Columbia

 

“Mr. Stovall, have you seen Ashley?” said Columbia Parent Teacher Organization (PTO) President Bridgette Madison.

“Yes ma’am, she’s in the library waiting for you,” said Stovall.

These are the kind of simple interactions the students and staff of Columbia Elementary School are going to miss after the small community school closes at the end of the school year.

Words like “blessed,” “honored,” and “like a family” were common themes throughout the time of public sharing during the formal goodbye service held at the school on May 9.  For Russell Johnston, who came into Columbia as a second grader when Kent’s Store school closed in 1938, the staff of Columbia didn’t just feel like family, they were indeed his family.

“In almost every one of the six classrooms, I had a relative teaching,” said Johnston, who went on to describe numerous cousins and aunts who were his teachers.  “There was no running water, two outhouses, and a wood shed.  It was the responsibility of older students to carry in the wood every day.”

Originally built as a wooden frame building in 1912, Columbia is the type of school where generations of families claim allegiance.  For no family is this more true than for that of Fluvanna County Commissioner Mel Sheridan, who boasts four living generations of Columbia graduates.  His mother, Mary Jane Sheridan graduated from the school as a seventh grader in 1938.  Mel and his two sons David and Andrew also attended, bookended by his two young grandsons, Drew and Macon, who are currently students at Columbia.

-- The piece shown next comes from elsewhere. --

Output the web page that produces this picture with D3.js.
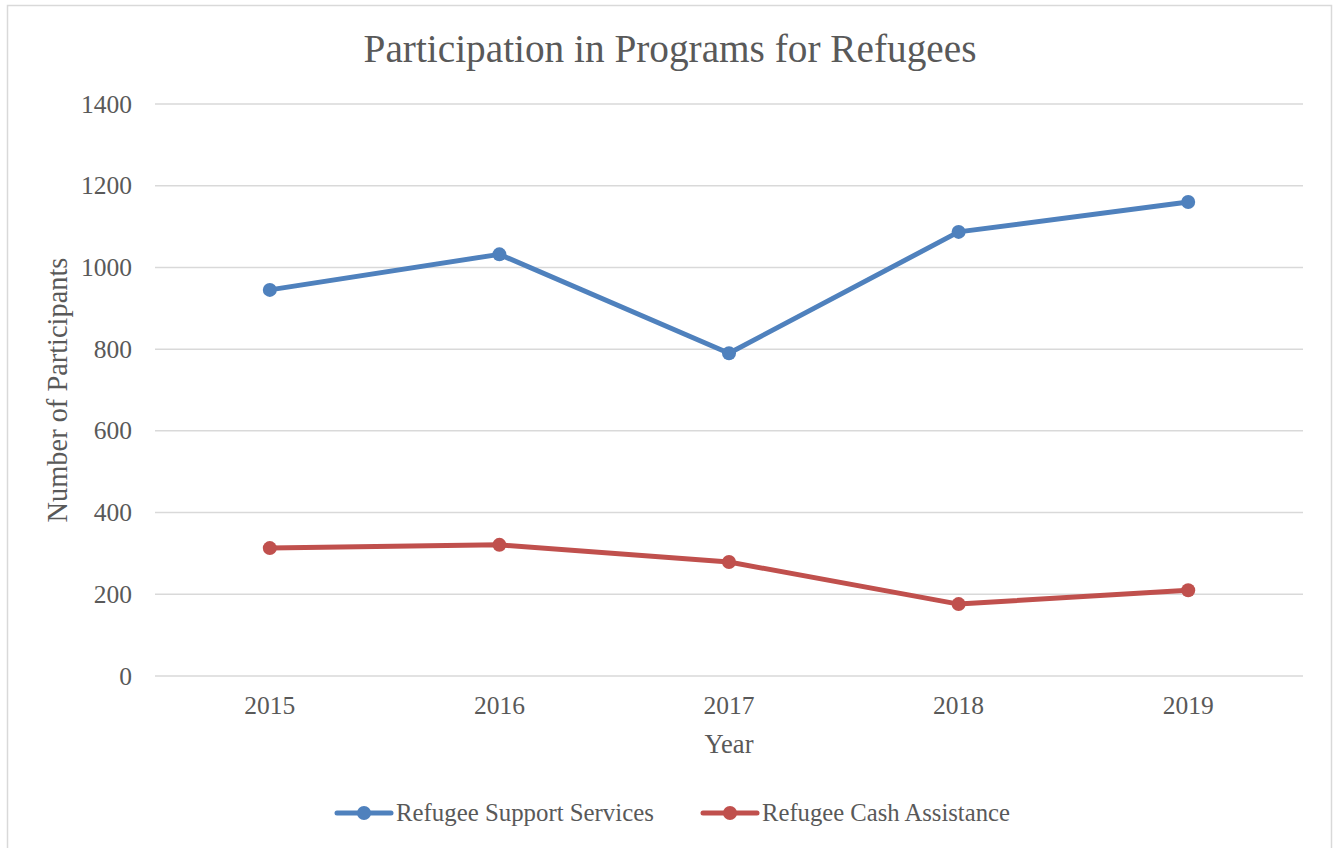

“I had the unique honor of attending both the wooden and brick school,” said Mel Sheridan, who attended Columbia from 1963 to 1968.  “We called teachers by their first names, and there was no cafeteria.  A cart brought lunch to your classroom.”

Staff were particularly moved to describe their memories of the school.  Unlike students, who only spent a handful of years in the building, most Columbia staff served the school for decades.

“It’s been a conversation for many years about closing Columbia, it was an expensive school,” said Betty Holland, who taught fourth grade at the school from 1971 until 1991.  “The school has come a long way, from chalkboards to white boards, and now with computers and televisions in every classroom.  There’s been lots of progress in Fluvanna County.”

Former school secretary Helen Carter was reassigned to Columbia after her son Maurice became the principal of Fluvanna County High School in 1994.

“I thought to myself, I’m going to have 100 grandchildren!” said Carter.  “We take care of people here.  It is my belief that every kid should have the opportunity to attend Columbia School.  You will never find a faculty as loving as you will find at Columbia.”

PTO President Bridget Madison closed the sharing time.  The youngest of her four children will never have the opportunity to attend Columbia.

“The Columbia building maybe closing, but Columbia school is going to stick around in all of those who are here,” said Madison.

The last day of school for the pre-Kindergarteners through second graders of Columbia Elementary will be Thursday, May 30.